Has the time come for Japan’s Nadeshiko Brand to include overseas female employees?
The Japanese Ministry of Economy, Trade and Industry announced in October last year that they are revamping their their Nadeshiko* Brand – the annual selection of Japanese companies that are outstanding in their encouragement of the success of women in the workplace. As well as quantitative questions, this time they are asking more qualitative questions, on areas such as “whether the systems and measures to promote [women’s success in the workplace] are linked to management strategies.” The aim is to evaluate “whether each company has visualized a consistent story whether they are conveying information effectively throughout Japan and overseas”. The background to this change seems to be the increasing pressure on Japanese and other multinationals to be more transparent – for example making more disclosures of information such as the gender pay gap reporting requirement in the UK.
I am wondering whether this evaluation will cover more than the communication of initiatives overseas. Will they also be including their overseas employees in their quantitative questions, and also in the systems and measures? It has been a longstanding bugbear of mine that many Japanese companies publish plenty of information about the diversity of their Japanese workforce, but very little detail about their overseas employees. In the case of Japanese trading companies, they do not publish any figures on the numbers of people that are working at their overseas subsidiaries. It would seem they literally do not count.
When I last took a look at the boards of the largest Japanese companies in the UK, in 2016, it was clear there were fewer women on the boards of Japanese companies in the UK than there were even in Japan. I also found differences in the degree of national diversity – some boards in the UK were all Japanese (and almost all men), and some hardly had any Japanese on the board.
Seven years on, there has undoubtedly been progress, of sorts. The pressures that I pointed to in 2016, such as the stricter demands from UK and other financial regulatory authorities on Japanese financial services companies to have more diverse boards or for Japanese companies who are public sector suppliers (Hitachi, Fujitsu) to be more diverse have worked.
Fujitsu UK proudly points out on its website that it was one of the first companies to report on its gender pay gap, in 2017, since when, there has been a 44% reduction in the median gap to 10% and a 43% reduction in the mean to 9.6%. They have also published their first ever ethnicity pay gap, even though this is not a government mandated requirement. They also have a female Managing Director for the UK, a first I believe. She and the former UK MD and the head of Global Legal (both male) are the three board members – there are no Japanese board directors. In 2016 there were 6 people on the board, all male, one of whom was Japanese. The board in Japan has also undergone an overhaul, as have many Japanese boards, with the governance laws mandating them to appoint external directors. Fujitsu Japan has only two representative directors, both Japanese males, and 6 external directors, two of whom are female and one is an American male (albeit a fluent Japanese speaker and permanent resident in Japan). Fujitsu was a Nadeshiko brand in 2016, but not since.
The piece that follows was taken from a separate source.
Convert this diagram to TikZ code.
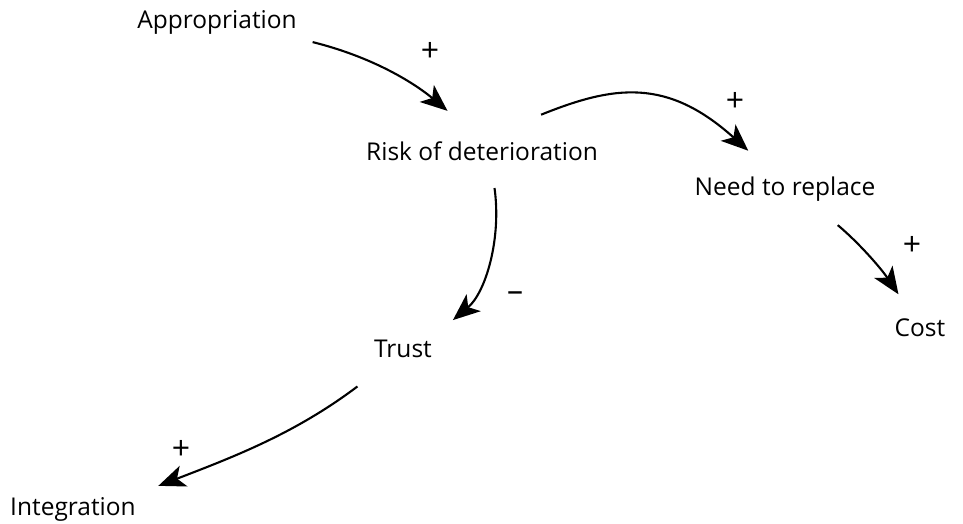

Daiwa Capital Markets Europe also recently appointed its first ever female CEO – who is dual nationality British/South African. There are nine members of the DCME board in the UK, five of whom are non executive directors and the majority of whom are not Japanese. Of the non-executive directors, 3 are female non-Japanese, 2 are male Japanese. The other three members of the board besides the CEO are one Japanese male in the UK, 1 Japanese male in Japan and one South African/British male in the UK, who is the Chair. The holding company for Daiwa Capital Markets Europe, Daiwa Securities, has been a Nadeshiko brand every year since 2013. Its gender pay gap in the UK is nonetheless quite high for 2021, above the financial institutions average of 32% for the mean, at 38.8% mean, 37.9% median. Perhaps this will change with the new CEO in place.
The services sector has rather different challenges to the automotive manufacturing sector both in Japan and in the UK. In Japan, only Toyota group member Aisin is a Nadeshiko brand in the transportation equipment category. Nissan points out that 92% of its 7,342 employees, across manufacturing, design, parts and sales and marketing in the UK are male. Looking at their gender pay gap numbers, it’s clear that there is a higher proportion of women in bonus attracting, presumably white collar jobs and middle management, and a higher percentage of men than women are in lower paid blue collar jobs. Nonetheless, a gender pay gap of 6.4% median and 8.7% mean was identified. The UK boards of both the manufacturing and the sales and marketing side are 100% non-Japanese in composition, but no female representation. Nissan was named as a Nadeshiko brand in 2017 but not since.
Presumably, as in previous years, the announcement of the FY2022 Nadeshiko brands will be made in March 2023. It will be interesting to see what has changed.
* Nadeshiko is a Japanese flower that is also native to northern Europe – “pink”, of course.